Home Pastors Pastor How To's How to Gain Commitment from 20-Somethings

How to Gain Commitment from 20-Somethings

Late summer saw a wave of interest and worry over America’s younger populations. Robin Marantz Henig’s recent article in the NY Times, “What is it about 20-somethings? ” ignited the online blog and magazine world. A young author named Brett McCracken published Hipster Christianity: When Cool and Church Collide that Christianity Today recently featured on its cover. Baby boomers love it because they love to worry about their kids (and when to expect grandchildren). Twenty-somethings love it because it gives them another reason to blog about themselves.

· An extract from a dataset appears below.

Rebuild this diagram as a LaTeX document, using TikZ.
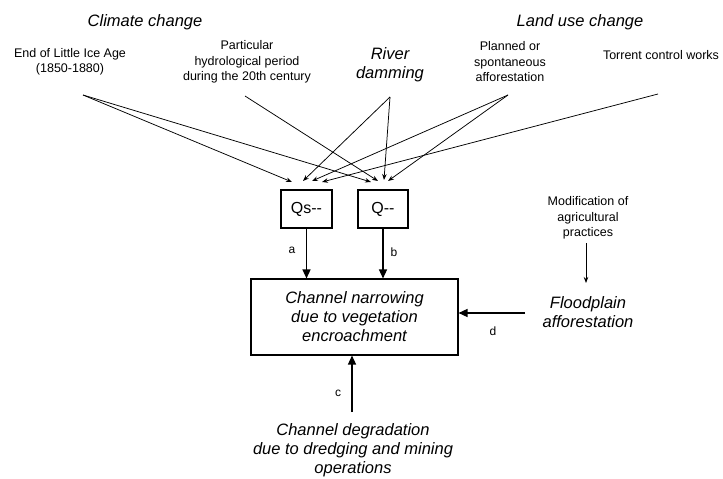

The complexity of the cultural phenomenon seems to fuel a sense of doom among Christians about the next generation. There’s widespread fuss that teenagers lack a sense of commitment to anything and that 20-somethings won’t grow up.

As someone on the higher end of this age bracket, I’m not sure these two accusations are quite right. I don’t discount the psychological or sociological research. The pop-culture drive to dissect generations into letters of the alphabet may be irritating and reductionist, but that doesn’t make the science behind it illegitimate. I do worry these fears may frame how congregations approach the younger populations in their community as they think about future lay members and pastoral leaders.

As for the concern over why 20-somethings won’t grow up, Anna Kamenetz is right: delayed adolescence has less to do with shirking responsibility in order to “find oneself” and more with social economics. To “grow up and get a job” these days requires more education that takes more time and more money than it did for previous generations. This is also true of theological education. Denominations no longer foot the bill for seminary the way they once did. Granted, the rising cost of education is complicated and connected to a whole web of social and economic factors, but the bottom line for 20-somethings considering ordained ministry remains the same. Why would someone with talent and gifts put themselves into $30,000 of student loan debt to pursue ordination in a denomination they’re being told may not exist in 20 years? You can’t blame them if they kindly choose to pursue other endeavors. They’re just acting on the value of responsibility you taught them.

What’s interesting about the other accusation — that youth lack a sense of commitment — is that it’s wrong. Teens and 20-somethings commit to all kinds of things; just not the things we’d like them to. You can get a 20-something to work in an orphanage in Uganda or start a community garden or help undocumented immigrants navigate life in the U.S., but you can’t get them to sit in church for an hour on Sunday or lead a Bible study. Teenagers commit to their Facebook page. You might think Facebook is a voyeuristic time-suck (I do, too), but spending 40 hours a week at something — voluntarily — is still commitment. Just not the kind of commitment churches would hope.

One of the largest employers of Duke undergrads fresh out of college is Teach for America. These grads sign up for a two-year teaching stint in some of the most difficult and socially complex contexts in U.S. public schools. True, some of them may be padding their resumes. But I bet plenty of them do it because they believe in the work enough to commit their future to it.

Instead of harping about how kids these days lack a sense of commitment or 20-somethings delay growing up, pastors and leaders should ask themselves what they can learn from organizations like Teach for America. Instead of wondering why young adults don’t commit, we may want to ask what generates commitment in the first place. Because it hasn’t disappeared with this generation.